Brand Positioning Matrix

Description

The purpose of a Brand Positioning Matrix is to measure and visualize differences among competing brands across relevant dimensions. These frameworks are often used in brand strategy work and can be presented in different formats. The format used most often is a matrix that illustrates competitive differences against two axes. Often, axes are chosen to ‘lead the witness’ by dramatizing a particular whitespace for positioning a brand. To avoid this pitfall (or temptation), make sure that the comparative dimensions for your axes are: (1) Broad: must be able to apply across all brands, (2) Salient: must matter to how customers distinguish brands, (3) Contrasting: must be perceived as polar opposites, (4) Measurable: must be able to place on a single axis, (5) Objective: must not be inherently good or bad.

Questions

The Brand Positioning Matrix helps to answer marketing questions like:

  • How are brands positioned in the market today?

  • What brands have a similar positioning to our brand?

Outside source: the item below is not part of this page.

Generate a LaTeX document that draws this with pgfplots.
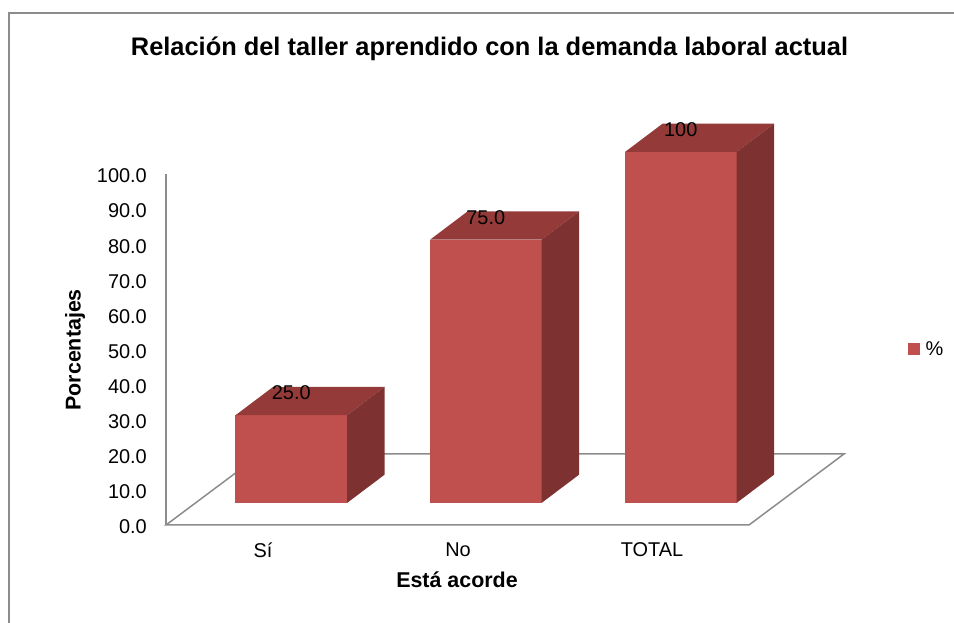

  • Where is whitespace for brands in the market today?

Steps

  1. Define the market that you are analyzing. This may be done traditionally, by organizing the matrix around existing competitors (e.g. basketball apparel). It may done more abstractly, by framing the matrix based on peripheral or non-traditional competitors (e.g. youth brands).

  2. Based on how you have defined the market, identify the brands that meet your criteria and are relevant to how you will use the completed matrix. Only include brands that are relevant to your customers.

  3. Identify the most meaningful comparative dimensions to include as axes. Consider all dimensions that are meaningful to how your customers differentiate and choose brands.

  4. Measure each brand based on its relative position against each dimension. This should be informed by current customer research (not hunches) to be current and to avoid bias.

  5. Map each brand to its corresponding position on the matrix format you are using.

Considerations

  • Use formats like spider graphs to analyze and plot brands using more than two dimensions

  • Use the same matrix over time to measure changes in brand perception and competitor actions

  • Use different sized ‘bubbles’ or brand names to visualize additional data layers (e.g. market share) per brand

References

Reis, Al. Trout, Jack. Positioning: The Battle for Your Mind. McGraw-Hill, 2001.